Supplementary pensions (LVL 0.70 per year worked) will be cut only for those who retired after 1996. Pensions over LVL 500 per month will be limited to that amount, with any sum in excess withheld as a compulsory loan to the government. Teacher's salaries will be cut to the minimum wage per "shift" or teaching load, though it is unclear whether the old minimum of LVL 180 or the new LVL 140 will apply. This, in effect, means the public education system will collapse -- the only question is how fast. Younger teachers interviewed on evening television indicated they would, at the first opportunity, quit their subsistence-paying jobs and emigrate.
An ongoing TV discussion (as I write) is discussing whether any plan or priorities exist as to what to do next -- apparently there is no plan or vision. Also, there appears to be no funding (other than substantial EU structural funds, that are log-jammed somewhere in the bureaucracy) to stimulate the economy at a time when virtually all macroeconomic indicators are in free fall. It appears that we have a situation where the budget deficit is feeding off most efforts to cut the budget deficit by impacting purchasing power, raising unemployment and further deteriorating the remaining shreds of trust in the government.
I think that is the fundamental problem -- no one trusts that the present political elite and the government can solve the problem. It is no surprise that in a telephone vote, more that 5200 callers say it is time to take to the streets (whatever than means -- although the January 13 riots were a hint). There is a near-total breakdown of the social contract -- at least along these lines. The CEO of my workplace, LETA, Una Klapkalne, whose previous work was in government raised this issue at a brainstorming session with Prime Minister Valdis Dombrovskis and other ministers present. She said that whatever plans were drawn up, whatever schemes were sketched, it was all against the background of massive mistrust of the government by society.
Even if the government and the Saeima (parliament) succeed in approving the budget cuts and get the next payments from the International Monetary Fund (IMF), the EU and other lenders, the funds will merely prevent a government default. It will not inject a single santim (1 LVL = 100 santims) into the collapsing real economy.
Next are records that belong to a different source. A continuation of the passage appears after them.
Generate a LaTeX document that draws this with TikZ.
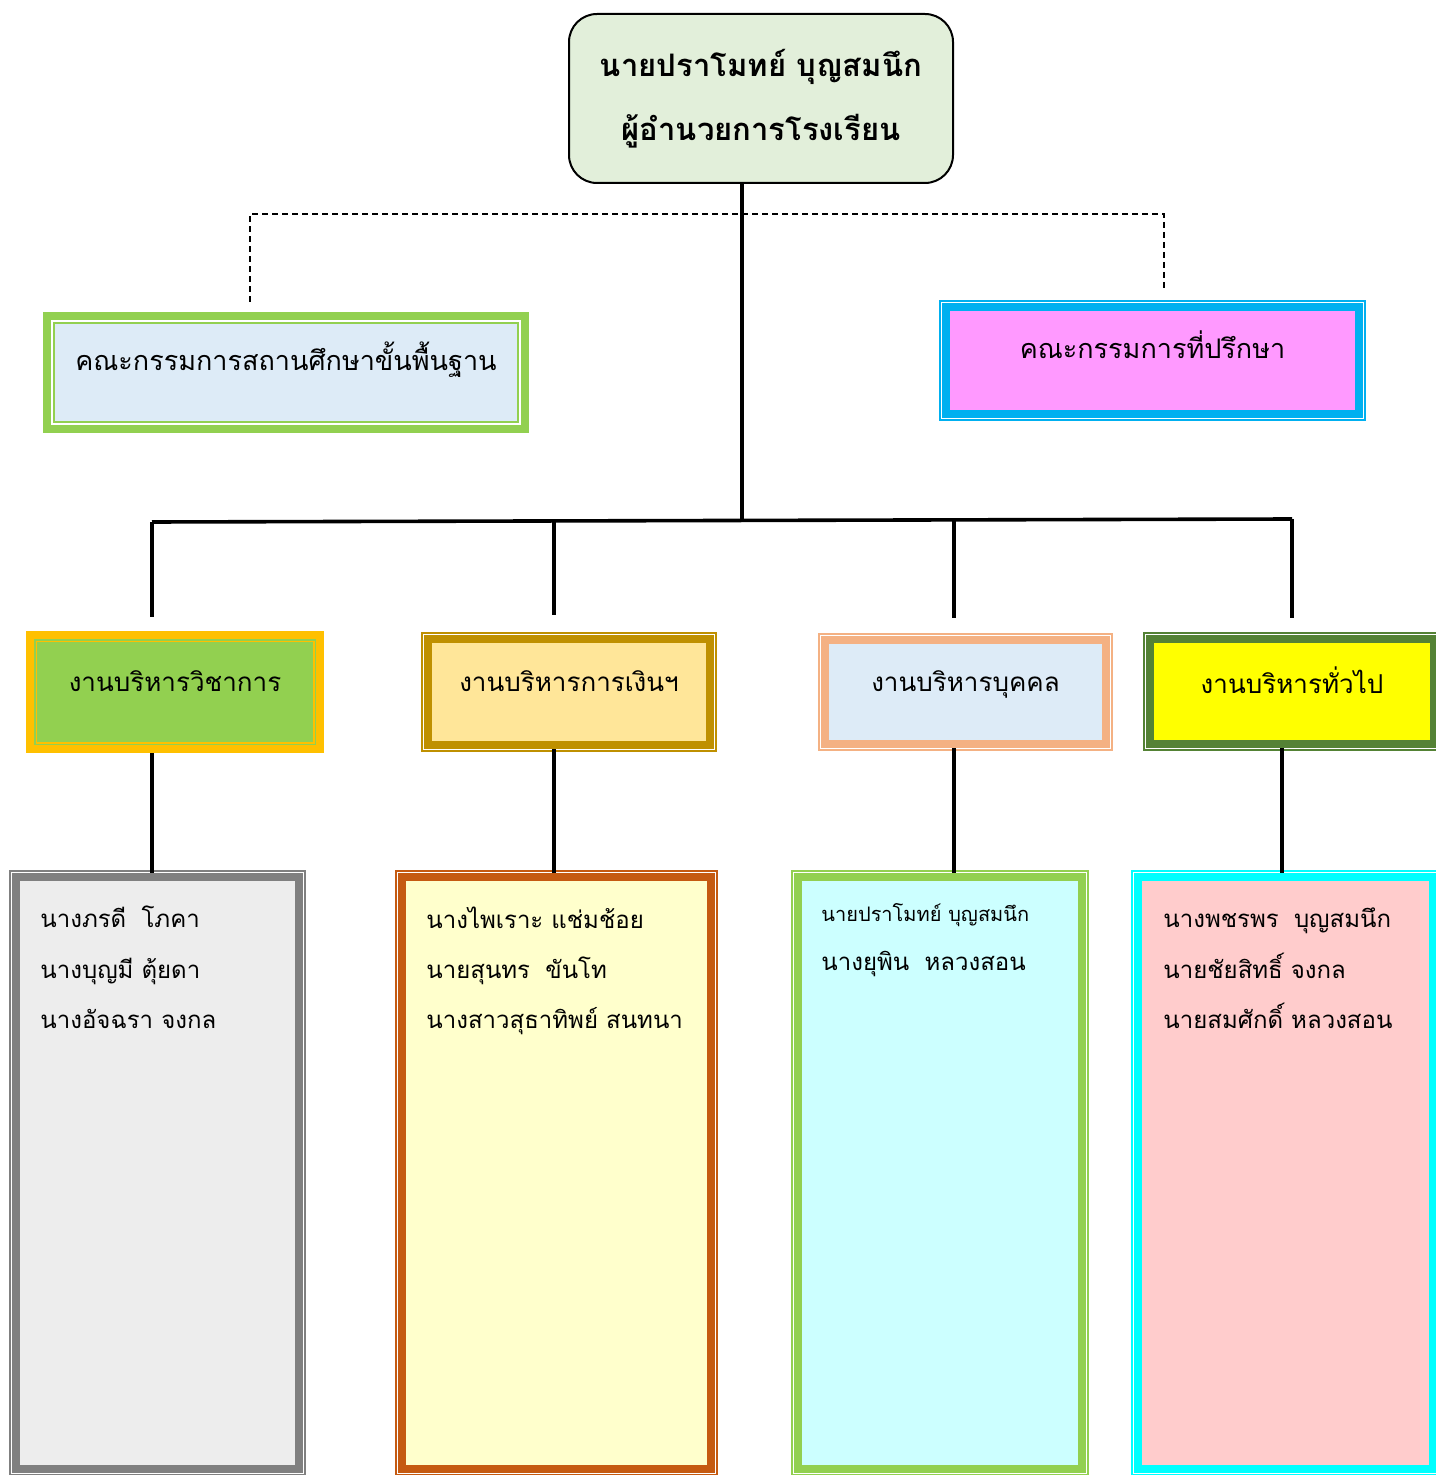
\documentclass[tikz,border=0pt]{standalone}
\usepackage{fontspec}
\setmainfont{Loma}[Script=Thai]
\usetikzlibrary{calc}

\definecolor{topgreen}{HTML}{E2EFDA}
\definecolor{paleblue}{HTML}{DDEBF7}
\definecolor{basicgreen}{HTML}{92D050}
\definecolor{advblue}{HTML}{00B0F0}
\definecolor{advpink}{HTML}{FF99FF}
\definecolor{acadorange}{HTML}{FFC000}
\definecolor{fingold}{HTML}{BF9000}
\definecolor{finyellow}{HTML}{FFE699}
\definecolor{perspeach}{HTML}{F4B183}
\definecolor{gengreen}{HTML}{548235}
\definecolor{genyellow}{HTML}{FFFF00}
\definecolor{staffgray}{HTML}{808080}
\definecolor{staffgrayfill}{HTML}{EDEDED}
\definecolor{staffbrown}{HTML}{C55A11}
\definecolor{staffcream}{HTML}{FFFFCC}
\definecolor{staffcyanfill}{HTML}{CCFFFF}
\definecolor{staffcyan}{HTML}{00FFFF}
\definecolor{staffrose}{HTML}{FFCCCC}

\begin{document}
\begin{tikzpicture}[x=0.5pt, y=-0.5pt]
\tikzset{TopStyle/.style = {draw, line width=1pt, rounded corners=14pt, fill=topgreen,
        align=center, font=\fontsize{15.5}{32}\selectfont\bfseries},
    BoxStyle/.style 2 args = {draw=#1, fill=#2, line width=4pt, inner sep=0pt,
        text depth=11pt, font=\fontsize{13}{15}\selectfont},
    CommStyle/.style = {text depth=16pt, font=\fontsize{13.5}{16}\selectfont},
    NameStyle/.style = {anchor=base west, inner sep=0pt, font=\fontsize{12}{14}\selectfont}
}
\useasboundingbox (0,0) rectangle (1435,1475);

    % director
    \node[TopStyle, minimum width=192pt, minimum height=84.5pt] (top) at (761,98.5)
        {นายปราโมทย์ บุญสมนึก\\ผู้อำนวยการโรงเรียน};

    % committees
    \node[BoxStyle={basicgreen}{paleblue}, CommStyle, minimum width=239pt, minimum height=56.5pt]
        (basic) at (286,372.5) {คณะกรรมการสถานศึกษาขั้นพื้นฐาน};
    \node[BoxStyle={advblue}{advpink}, CommStyle, minimum width=206.5pt, minimum height=53.5pt]
        (advice) at (1152.5,360.5) {คณะกรรมการที่ปรึกษา};

    % departments
    \node[BoxStyle={acadorange}{basicgreen}, minimum width=145pt, minimum height=57pt] (acad) at (175,692) {งานบริหารวิชาการ};
    \node[BoxStyle={fingold}{finyellow}, minimum width=141pt, minimum height=53pt] (fin) at (569,692) {งานบริหารการเงินฯ};
    \node[BoxStyle={perspeach}{paleblue}, minimum width=140.5pt, minimum height=52pt] (pers) at (965.5,692) {งานบริหารบุคคล};
    \node[BoxStyle={gengreen}{genyellow}, minimum width=142pt, minimum height=52.5pt] (gen) at (1292,691.5) {งานบริหารทั่วไป};

    % staff boxes
    \node[BoxStyle={staffgray}{staffgrayfill}, minimum width=141.5pt, minimum height=296pt] (acadstaff) at (157.5,1173) {};
    \node[BoxStyle={staffbrown}{staffcream}, minimum width=154.5pt, minimum height=296pt] (finstaff) at (556.5,1173) {};
    \node[BoxStyle={basicgreen}{staffcyanfill}, minimum width=142pt, minimum height=296pt] (persstaff) at (940,1173) {};
    \node[BoxStyle={staffcyan}{staffrose}, minimum width=147.5pt, minimum height=296pt] (genstaff) at (1285.5,1173) {};

    % thin frame lines
    \foreach \n/\c in {advice/advblue, fin/fingold, pers/perspeach, gen/gengreen,
        acadstaff/staffgray, finstaff/staffbrown, persstaff/basicgreen, genstaff/staffcyan}
        \draw[draw=\c, line width=0.8pt] ([shift={(-1.1pt,1.1pt)}]\n.north west)
            rectangle ([shift={(1.1pt,-1.1pt)}]\n.south east);
    \draw[white, line width=1pt] ([shift={(4.5pt,-4.5pt)}]basic.north west)
        rectangle ([shift={(-4.5pt,4.5pt)}]basic.south east);
    \draw[basicgreen, line width=0.9pt] ([shift={(5.4pt,-5.4pt)}]basic.north west)
        rectangle ([shift={(-5.4pt,5.4pt)}]basic.south east);
    \draw[acadorange, line width=0.9pt] ([shift={(5.2pt,-5.2pt)}]acad.north west)
        rectangle ([shift={(-5.2pt,5.2pt)}]acad.south east);

    % names
    \node[NameStyle] (acadn1) at (40,927)  {นางภรดี\hspace{0.3em} โภคา};
    \node[NameStyle] (acadn2) at (40,978)  {นางบุญมี ตุ้ยดา};
    \node[NameStyle] (acadn3) at (40,1028) {นางอัจฉรา จงกล};
    \node[NameStyle] (finn1) at (426,928)  {นางไพเราะ แช่มช้อย};
    \node[NameStyle] (finn2) at (426,978)  {นายสุนทร\hspace{0.3em} ขันโท};
    \node[NameStyle] (finn3) at (426,1028) {นางสาวสุธาทิพย์ สนทนา};
    \node[NameStyle, font=\fontsize{10}{12}\selectfont] (persn1) at (821,921) {นายปราโมทย์ บุญสมนึก};
    \node[NameStyle] (persn2) at (821,970)  {นางยุพิน\hspace{0.3em} หลวงสอน};
    \node[NameStyle] (genn1) at (1163,927)  {นางพชรพร\hspace{0.3em} บุญสมนึก};
    \node[NameStyle] (genn2) at (1163,978)  {นายชัยสิทธิ์ จงกล};
    \node[NameStyle] (genn3) at (1163,1028) {นายสมศักดิ์ หลวงสอน};

    % connectors
    \coordinate (hub) at (742,520.5);
    \coordinate (busA) at (152,522);
    \coordinate (busF) at (554,521);
    \coordinate (busP) at (954,520);
    \coordinate (busG) at (1292,519);
    \coordinate (dashL) at (250,214);
    \coordinate (dashR) at (1164,214);

    \draw[dashed, dash pattern=on 3pt off 2pt, line width=0.7pt] ([yshift=5pt]dashL |- basic.north)
        -- (dashL) -- (dashR) -- ([yshift=6.5pt]dashR |- advice.north);

    \draw[line width=1.8pt] (top.south -| hub) -- (hub);
    \draw[line width=1.8pt] (busA) -- (busG);
    \draw[line width=1.8pt] (busA) -- ([yshift=7pt]busA |- acad.north);
    \draw[line width=1.8pt] (busF) -- ([yshift=10pt]busF |- fin.north);
    \draw[line width=1.8pt] (busP) -- ([yshift=9pt]busP |- pers.north);
    \draw[line width=1.8pt] (busG) -- ([yshift=8.5pt]busG |- gen.north);

    \draw[line width=1.8pt] (busA |- acad.south) -- (busA |- acadstaff.north);
    \draw[line width=1.8pt] (busF |- fin.south) -- (busF |- finstaff.north);
    \draw[line width=1.8pt] (busP |- pers.south) -- (busP |- persstaff.north);
    \draw[line width=1.8pt] ([xshift=-5pt]busG |- gen.south) -- ([xshift=-5pt]busG |- genstaff.north);
\end{tikzpicture}
\end{document}
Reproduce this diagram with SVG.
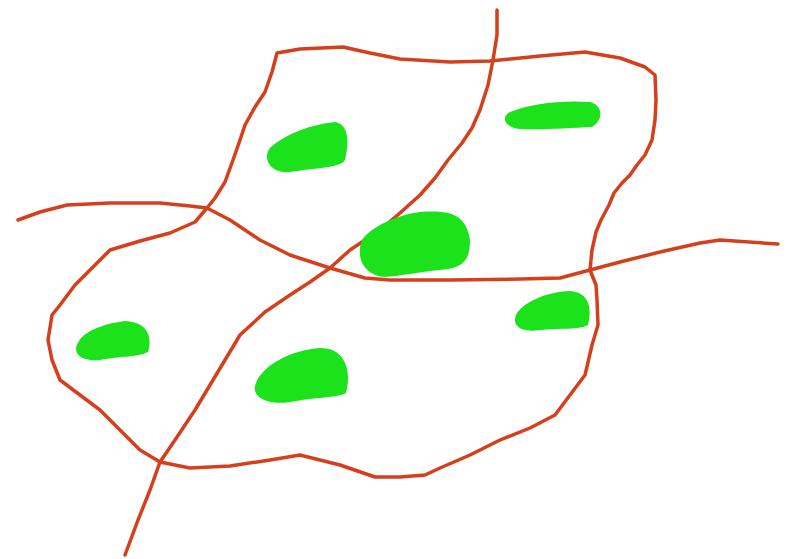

My scenario -- a temporary boost if the Saeima approves what, at this point, amounts to cutting the carotid artery of the public sector with a resulting impact on the economy, quickly followed by a realization that things will spiral out of control again very soon. The international credit will simply pump more blood into the spurting artery (and, given the inefficiency and corruption of the government and ruling elite, much of the huge sea of billions of "liters" of blood will be sucked by parasites). When this is obvious to the financial markets, pressure on the lat and the "big tail" of the Swedish krona that this little animal can wag -- will increase. The Bank of Latvia, which says it has the entire supply of lats backed by foreign reserves, will come closer and closer to literally buying every lat on the market to keep the peg (effectively Euro-izing the bank accounts of those domestic actors selling lats.) Interbank and domestic interest rates will soar past the present 22 % and short-term funds will rush in to grab some of the shrinking pool of lats (possibly causing a bizarre spectacle of a seemingly strong but actually dead-but-not-fallen-over little mouse Latvian lat alongside a wildly swinging lat-surrogate krona). When the mouse falls dead, it is anybody's guess what happens -- probably freefall for the lat, a frightening dive for the krona and tremors across the Baltic and Eastern Europe.